Chad Wellmon, Esther Vinarov, Anne Manasché and Andrew Piper on the hegemony of academic institutions, graduates and publications.

An Editor’s Thoughts on the Peer Review Process
As academics, the peer review process can be one of the most rewarding and frustrating experiences in our careers. Detailed and careful reviews of our work can significantly improve the quality of our published research and identify new avenues for future research. Negative reviews of our work, while also helpful in terms of identifying weaknesses in our research, can be devastating to our egos and our mental health.

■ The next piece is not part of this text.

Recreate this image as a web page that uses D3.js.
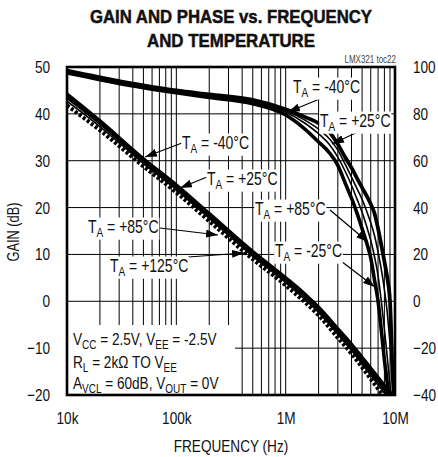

My perspectives on peer review have been shaped by twenty years of experience submitting my work to journals and book publishers and by serving as an Associate Editor for two journals, Foreign Policy Analysis and Research & Politics.
As much as I appreciate the time and effort that Sara McLaughlin Mitchell spent on reflecting on her experience with peer review as a journal editor, I am wondering whether there is an element of fetishization over the academic journal publishing process and its value for individual scholars, scientific communities and the 'civilian' world.
Academic journals are the benchmark for scientific publishing, but, as in other fields of higher education, I sometimes think that we as a professional community overestimate and overthink our contributions-be they as teachers, researchers or providing 'service' in the community.